All Open Source Software is Commercial

Eric Barroca after reading Dirk Riehle‘s slides about “The Commercial Open Source Business Model” wrote an inspiring blog post, receiving a number of interesting feedback from the business open source folk.

Let me start by recommending Dirk’s presentation, it really worths reading, but beware of his definition of  “commercial open source”:

Commercial open source software projects are open source software projects that are owned by a single firm that derives a direct and significant revenue stream from the software.

David Wheeler, Dirk and I just few weeks ago had an email conversation on the definition of commercial open source. David and I sharing the same vision – basically seeing nearly all open source software as commercial software – found hard to agree on the equation:
commercial open source = single vendor open source projects.

I have already been writing that commercial and open source are still not antonyms, and David did definitely a better job in his paper  “FLOSS is commercial software” (revised earlier this year).

Many open source projects are backed by companies investing (sometimes large) amount of money, and they all have economic reasons to do so. Even limiting ourselves to the “profit-oriented” definition of “commercial”, we should consider companies like IBM, Google and now even Microsoft as part of the commercial open source world.

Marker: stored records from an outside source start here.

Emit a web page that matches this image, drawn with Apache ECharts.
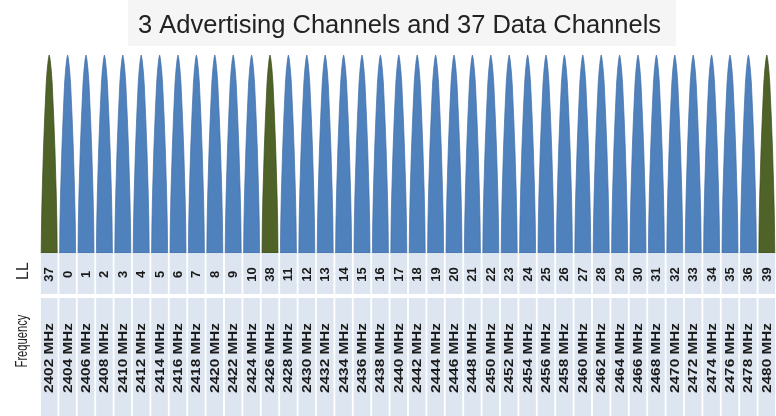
<!DOCTYPE html>
<html>
<head>
<meta charset="utf-8">
<script src="https://cdn.jsdelivr.net/npm/echarts@6/dist/echarts.min.js"></script>
<style>
  html, body { margin: 0; padding: 0; background: #fff; }
  #chart { width: 776px; height: 416px; }
</style>
</head>
<body>
<div id="chart"></div>
<script>
// link layer channel numbers, left to right (37, 38, 39 are advertising)
const llNumbers = [37, 0, 1, 2, 3, 4, 5, 6, 7, 8, 9, 10, 38, 11, 12, 13, 14, 15, 16, 17,
  18, 19, 20, 21, 22, 23, 24, 25, 26, 27, 28, 29, 30, 31, 32, 33, 34, 35, 36, 39];
// centre frequency of each channel in MHz
const frequencies = [2402, 2404, 2406, 2408, 2410, 2412, 2414, 2416, 2418, 2420,
  2422, 2424, 2426, 2428, 2430, 2432, 2434, 2436, 2438, 2440,
  2442, 2444, 2446, 2448, 2450, 2452, 2454, 2456, 2458, 2460,
  2462, 2464, 2466, 2468, 2470, 2472, 2474, 2476, 2478, 2480];
const advertisingChannels = [37, 38, 39];
// relative spike height of each channel
const spikeLevels = [1, 1, 1, 1, 1, 1, 1, 1, 1, 1, 1, 1, 1, 1, 1, 1, 1, 1, 1, 1,
  1, 1, 1, 1, 1, 1, 1, 1, 1, 1, 1, 1, 1, 1, 1, 1, 1, 1, 1, 1];

const BLUE = '#4f81bd', BLUE_EDGE = '#416fa8';
const GREEN = '#4f6228', GREEN_EDGE = '#3c4b1d';
const CELL = '#dde6f0';
const FONT = 'Liberation Sans, Arial, sans-serif';

// spike outline: [depth from tip, half width] as fractions of height / full half width
const spikeProfile = [[0, 0], [0.01, 0.06], [0.025, 0.12], [0.075, 0.25], [0.14, 0.37],
  [0.31, 0.56], [0.48, 0.72], [0.7, 0.88], [0.85, 0.96], [1, 1]];

const gridLeft = 40, gridWidth = 742;
const categories = llNumbers.map(String);

function renderSpike(params, api) {
  const i = api.value(0);
  const tip = api.coord([i, api.value(1)]);
  const base = api.coord([i, 0]);
  const half = 8;
  const h = base[1] - tip[1];
  const right = spikeProfile.map(([d, w]) => [tip[0] + w * half, tip[1] + d * h]);
  const left = spikeProfile.slice().reverse().map(([d, w]) => [tip[0] - w * half, tip[1] + d * h]);
  const adv = advertisingChannels.includes(llNumbers[i]);
  return {
    type: 'polygon',
    shape: { points: right.concat(left) },
    style: {
      fill: adv ? GREEN : BLUE,
      stroke: adv ? GREEN_EDGE : BLUE_EDGE,
      lineWidth: 0.7
    }
  };
}

function cellRenderer(textOf, fontSize, stretch) {
  return function (params, api) {
    const i = api.value(0);
    const top = api.coord([i, 1]);
    const bottom = api.coord([i, 0]);
    const w = api.size([1, 0])[0] - 1.8;
    return {
      type: 'group',
      children: [
        {
          type: 'rect',
          shape: { x: top[0] - w / 2, y: top[1], width: w, height: bottom[1] - top[1] },
          style: { fill: CELL }
        },
        {
          type: 'text',
          x: top[0] + 0.5,
          y: (top[1] + bottom[1]) / 2 + 1,
          rotation: Math.PI / 2,
          scaleX: stretch,
          style: {
            text: textOf(i),
            fontSize: fontSize,
            fontWeight: 'bold',
            fontFamily: FONT,
            fill: '#1a1a1a',
            align: 'center',
            verticalAlign: 'middle'
          }
        }
      ]
    };
  };
}

const chart = echarts.init(document.getElementById('chart'));

const option = {
  animation: false,
  title: {
    text: '3 Advertising Channels and 37 Data Channels',
    left: 128,
    top: 0,
    padding: [13, 15, 7, 10],
    backgroundColor: '#f5f5f5',
    textStyle: {
      fontFamily: FONT,
      fontSize: 25.5,
      fontWeight: 'normal',
      color: '#222'
    }
  },
  grid: [
    { left: gridLeft, width: gridWidth, top: 55, height: 198 },
    { left: gridLeft, width: gridWidth, top: 253, height: 41 },
    { left: gridLeft, width: gridWidth, top: 298, height: 118 }
  ],
  xAxis: [0, 1, 2].map(i => ({
    type: 'category', gridIndex: i, data: categories, show: false
  })),
  yAxis: [0, 1, 2].map(i => ({
    type: 'value', gridIndex: i, min: 0, max: 1, show: false
  })),
  graphic: [
    {
      type: 'text', x: 24, y: 271, rotation: Math.PI / 2,
      style: {
        text: 'LL', fontSize: 16, fontFamily: FONT, fill: '#222',
        align: 'center', verticalAlign: 'middle'
      }
    },
    {
      type: 'text', x: 23, y: 341, rotation: Math.PI / 2, scaleX: 0.7,
      style: {
        text: 'Frequency', fontSize: 16, fontFamily: FONT, fill: '#222',
        align: 'center', verticalAlign: 'middle'
      }
    }
  ],
  series: [
    {
      type: 'custom',
      xAxisIndex: 0, yAxisIndex: 0,
      renderItem: renderSpike,
      data: spikeLevels.map((v, i) => [i, v])
    },
    {
      type: 'custom',
      xAxisIndex: 1, yAxisIndex: 1,
      renderItem: cellRenderer(i => String(llNumbers[i]), 13, 1),
      data: llNumbers.map((n, i) => [i, n])
    },
    {
      type: 'custom',
      xAxisIndex: 2, yAxisIndex: 2,
      renderItem: cellRenderer(i => frequencies[i] + ' MHz', 13, 1.18),
      data: frequencies.map((f, i) => [i, f])
    }
  ]
};

chart.setOption(option);
</script>
</body>
</html>
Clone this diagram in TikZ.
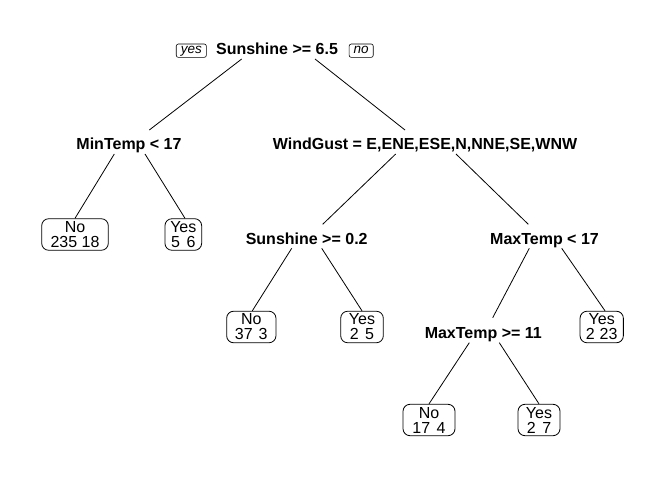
\documentclass[tikz,border=0pt]{standalone}
\usepackage{fontspec}
\setmainfont{Liberation Sans}
\usetikzlibrary{calc}
\newcommand\leafcontent[2]{\vbox{\baselineskip=15bp\lineskiplimit=-20bp\lineskip=0pt\halign{\hfil##\hfil\cr#1\cr#2\cr}}}
\begin{document}
\begin{tikzpicture}[x=1bp,y=-1bp,
  split/.style={font=\fontsize{16bp}{15bp}\selectfont\bfseries, inner sep=0pt, anchor=base},
  leaf/.style={draw, line width=0.8bp, rounded corners=7bp, font=\fontsize{16bp}{15bp}\selectfont, inner xsep=2bp, inner ysep=2.7bp},
  lab/.style={draw, line width=0.6bp, rounded corners=2bp, font=\fontsize{13.5bp}{14bp}\selectfont\itshape, inner xsep=4.5bp, inner ysep=0pt, text height=7.5bp, text depth=2.8bp, minimum height=13.3bp},
  edge/.style={line width=0.8bp}]
\useasboundingbox (0,0) rectangle (672,480);

\node[split] (r) at (277,55) {Sunshine >= 6.5};
\node[lab] (yes) at (191.3,50.7) {yes};
\node[lab] (no) at (361.2,50.7) {no};
\node[split] (m) at (129,150) {MinTemp < 17};
\node[split] (w) at (425,150) {WindGust = E,ENE,ESE,N,NNE,SE,WNW};
\node[leaf, minimum width=66.6bp] (l1) at (75,234.5) {\leafcontent{No}{235 18}};
\node[leaf, minimum width=36.7bp] (l2) at (183.3,234.5) {\leafcontent{Yes}{5\hspace{6.5bp}6}};
\node[split] (s) at (306.7,244.3) {Sunshine >= 0.2};
\node[split] (x) at (544.5,244.3) {MaxTemp < 17};
\node[leaf, minimum width=49.3bp] (l3) at (251.3,327) {\leafcontent{No}{37\hspace{6bp}3}};
\node[leaf, minimum width=42.6bp] (l4) at (362,327) {\leafcontent{Yes}{2\hspace{6.5bp}5}};
\node[split] (y) at (483.3,338.7) {MaxTemp >= 11};
\node[leaf, minimum width=43.3bp] (l5) at (601.7,327) {\leafcontent{Yes}{2\hspace{5bp}23}};
\node[leaf, minimum width=52bp] (l6) at (429,420) {\leafcontent{No}{17\hspace{6.5bp}4}};
\node[leaf, minimum width=42bp] (l7) at (539,420) {\leafcontent{Yes}{2\hspace{6.5bp}7}};

\draw[edge] ($(r.base)+(-35.3,4)$) -- ($(m.base)+(20.3,-20)$);
\draw[edge] ($(r.base)+(38,4)$) -- ($(w.base)+(-20,-20)$);
\draw[edge] ($(m.base)+(-14.7,4)$) -- (l1.north);
\draw[edge] ($(m.base)+(16,4)$) -- ($(l2.north)+(1.7,0)$);
\draw[edge] ($(w.base)+(-29.3,4)$) -- ($(s.base)+(16,-20)$);
\draw[edge] ($(w.base)+(31,4)$) -- ($(x.base)+(-16.2,-20)$);
\draw[edge] ($(s.base)+(-15,4)$) -- ($(l3.north)+(1,0)$);
\draw[edge] ($(s.base)+(15,4)$) -- (l4.north);
\draw[edge] ($(x.base)+(-15.2,4)$) -- ($(y.base)+(9.4,-21)$);
\draw[edge] ($(x.base)+(17.2,4)$) -- ($(l5.north)+(3.3,0)$);
\draw[edge] ($(y.base)+(-14,4)$) -- (l6.north);
\draw[edge] ($(y.base)+(16,4)$) -- (l7.north);
\end{tikzpicture}
\end{document}
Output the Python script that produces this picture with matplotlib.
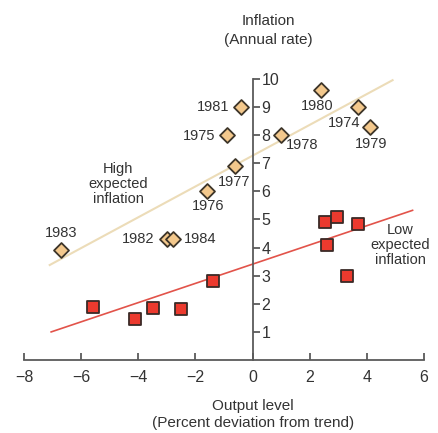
import matplotlib
matplotlib.use("Agg")
import matplotlib.pyplot as plt
import numpy as np

plt.rcParams['font.family'] = ['Liberation Sans', 'DejaVu Sans']

# High expected inflation (diamonds)
high_years = ["1974", "1975", "1976", "1977", "1978", "1979", "1980", "1981", "1982", "1983", "1984"]
high_x = [3.7, -0.9, -1.6, -0.6, 1.0, 4.1, 2.4, -0.4, -3.0, -6.7, -2.8]
high_y = [9.0, 8.0, 6.0, 6.9, 8.0, 8.3, 9.6, 9.0, 4.3, 3.9, 4.3]

# Low expected inflation (squares)
low_x = [-5.6, -4.1, -3.5, -2.5, -1.4, 2.55, 2.95, 3.7, 2.6, 3.3]
low_y = [1.9, 1.45, 1.85, 1.8, 2.8, 4.9, 5.1, 4.85, 4.1, 3.0]

# Trend lines: (x_start, x_end), intercept, slope
high_line_x = [-7.1, 4.9]
high_line_b, high_line_m = 7.27, 0.548
low_line_x = [-7.05, 5.6]
low_line_b, low_line_m = 3.41, 0.342

xticks = [-8, -6, -4, -2, 0, 2, 4, 6]
yticks = [1, 2, 3, 4, 5, 6, 7, 8, 9, 10]

W, H = 438, 433
fig = plt.figure(figsize=(W / 100, H / 100), dpi=100)
ax = fig.add_axes([24 / W, (H - 360) / H, 400 / W, 289.5 / H])
ax.set_xlim(-8, 6)
ax.set_ylim(0, 10.3)
ax.patch.set_visible(False)

axis_color = "#5a5a5a"
for s in ["top", "left"]:
    ax.spines[s].set_visible(False)
ax.spines["bottom"].set_position(("data", 0))
ax.spines["right"].set_position(("data", 0))
ax.spines["right"].set_bounds(0, 10)
for s in ["bottom", "right"]:
    ax.spines[s].set_color(axis_color)
    ax.spines[s].set_linewidth(1.3)

ax.yaxis.tick_right()
ax.set_xticks(xticks)
ax.set_xticklabels([str(t).replace("-", "\u2212") for t in xticks])
ax.set_yticks(yticks)
ax.tick_params(axis="x", direction="in", length=5, width=1.3, color=axis_color,
               labelsize=11.5, labelcolor="#333333", pad=7)
ax.tick_params(axis="y", direction="out", length=5, width=1.3, color=axis_color,
               labelsize=11.5, labelcolor="#333333", pad=1.5)

# Lines
hx = np.array(high_line_x)
ax.plot(hx, high_line_b + high_line_m * hx, color="#ecdcb8", lw=1.5, zorder=2)
lx = np.array(low_line_x)
ax.plot(lx, low_line_b + low_line_m * lx, color="#e2534a", lw=1.2, zorder=2)

# Markers
ax.scatter(high_x, high_y, marker="D", s=58, facecolor="#f3c88c",
           edgecolor="#3d3529", linewidth=1.3, zorder=3)
ax.scatter(low_x, low_y, marker="s", s=80, facecolor="#ec3a2e",
           edgecolor="#3a2a26", linewidth=1.3, zorder=3)

# Year labels: (dx, dy, ha) in pixels
offsets = {
    "1974": (-14, -16, "center"),
    "1975": (-11, -1, "right"),
    "1976": (1, -15, "center"),
    "1977": (-1, -16, "center"),
    "1978": (21, -10, "center"),
    "1979": (1, -17, "center"),
    "1980": (-4, -16, "center"),
    "1981": (-12, 0, "right"),
    "1982": (-12, 0, "right"),
    "1983": (0, 17, "center"),
    "1984": (11, 0, "left"),
}
for yr, x, y in zip(high_years, high_x, high_y):
    dx, dy, ha = offsets[yr]
    ax.annotate(yr, (x, y), xytext=(dx, dy), textcoords="offset pixels",
                ha=ha, va="center", fontsize=10.5, color="#333333")

side = dict(fontsize=10.5, color="#333333", ha="center", va="center", linespacing=1.05)
txt = dict(fontsize=11, color="#333333", ha="center", va="center")
fig.text(118 / W, 1 - 184 / H, "High\nexpected\ninflation", **side)
fig.text(400 / W, 1 - 245 / H, "Low\nexpected\ninflation", **side)
fig.text(268 / W, 1 - 21 / H, "Inflation", **txt)
fig.text(268 / W, 1 - 40 / H, "(Annual rate)", **txt)
fig.text(253 / W, 1 - 406 / H, "Output level", **txt)
fig.text(253 / W, 1 - 423 / H, "(Percent deviation from trend)", **txt)

fig.savefig("out.png", dpi=100)
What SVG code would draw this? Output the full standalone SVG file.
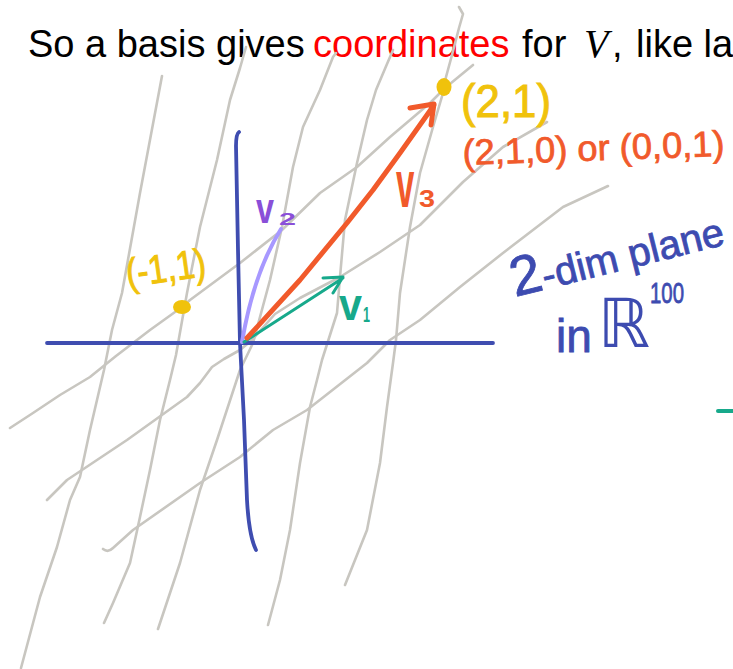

To limit commercial open source scope to single vendor open source projects is too much anyway, and it wouldn’t be easy at all (think of how many “commercial open source” vendors rely on others’ open source projects).

Eric Barroca”s post covers few myths of the “commercial open source” – as redefined by Dirk Riehle – raising interesting issues around what really makes a software vendor a commercial open source one. Like Boris you might not totally buy his vision, but you can probably share most of them (still not all of us may like or dislike the same points, though!).

Let’s concentrate on a very specific aspect: making money out of open source projects’ participation, building proprietary software leveraging open source ones.

Software vendors’ perspectives towards open source can vary a lot from vendor to vendor, but the promise of sharing both standards/innovation costs and R&D cost is appealing to all of them.

Let’s take Day Software, a company I have been mentioning in the recent past talking about the open source innovation backbone.

David Nüscheler, Day Software CTO, few days ago told me about what it takes to participate (or even lead) standardization processes.

It definitely depends on the level of participation in a particular standardization process. Simple participation in an expert group or a technical committee can require only a small effort such as a couple of hours of work per month or week.
An active participant in a standardization can easily rack up numerous hours per week ranging up to a couple of FTEs.  When we talk about leading a specification effort, like we did in JSR-170 or JSR-283, there are a number of subject matter experts more or less constantly involved.

The burden on editor or specification lead also varies by
standardization body.  With some standardization bodies there is no requirement to produce a testkit to certify or measure compliance of an implementation with a standard.

However, for example in the JCP the specification lead must provide a testkit (TCK) and even a reference implementation the passes 100% of the testkit to prove that the entire specification does not just look good on paper but is completely implementable.  Providing a testkit and a reference implementation certainly makes it much harder to complete a standard but it of course also makes the final result a much more solid specification.

In our specific case we did not really see the standards participation as a cost but much more as a part of a our leading edge research and development efforts that we would incur anyway. The choice that we have is whether to do that research behind closed doors and receive our first input from our customer base once the product is shipped or if we want to discuss these topics with the brightest minds in the industry by leading such a standardization.  We very much view the expert group in a specification as our extended R&D-team that we can leverage for architecture discussions that matter to the entire
industry.

Google, Microsoft and Yahoo show that technological clubs happen, sharing standards or participating to sequential innovation is a nice to have, but it definitely implies costs of membership.

Talking about production costs,  David told me about pros and cons of sharing R&D costs.

We generally feel that through developing most of our infrastructure code in public there are various benefits for us as a commercial vendor.

To ensure that we gained maximum benefit we chose to collaborate with the Apace Software Foundation.  In particular because it is renowned for its clean cut meritocracy and true-spirited open source, from its very liberal licensing to the diversity-oriented community and foundation processes.

Traditionally I think that people view community participation in terms of contributing code patches or feature donations.  In our experience the most valuable contributions from the community comes in completely unexpected forms.  These include the use of a very public active mailing list as a sounding board and self-help archive, issues reporting, the fact that the community is building the software around-the-clock, having a very agile test harness of the latest features and changes in the form of the community and ultimately the prospect of being able to then hire the brightest minds in the industry having seen their great community work on “our technology”.

Most importantly though I think that learning to develop in the
“Apache Way” has greatly improved our internal communication skills and has greatly enhanced the overall quality of our products.

We feel that only on rare occasions do we compete against “our” Apache open source projects and we have definitely been able to keep our open source projects very competitive within the open source world.

Symbiotic approaches are not for free, and to choose what has to keep secret and what is convenient to share is a strategic decision, though.

Even if Day Software is selling a proprietary product, I couldn’t tell they are not part of the commercial open source world.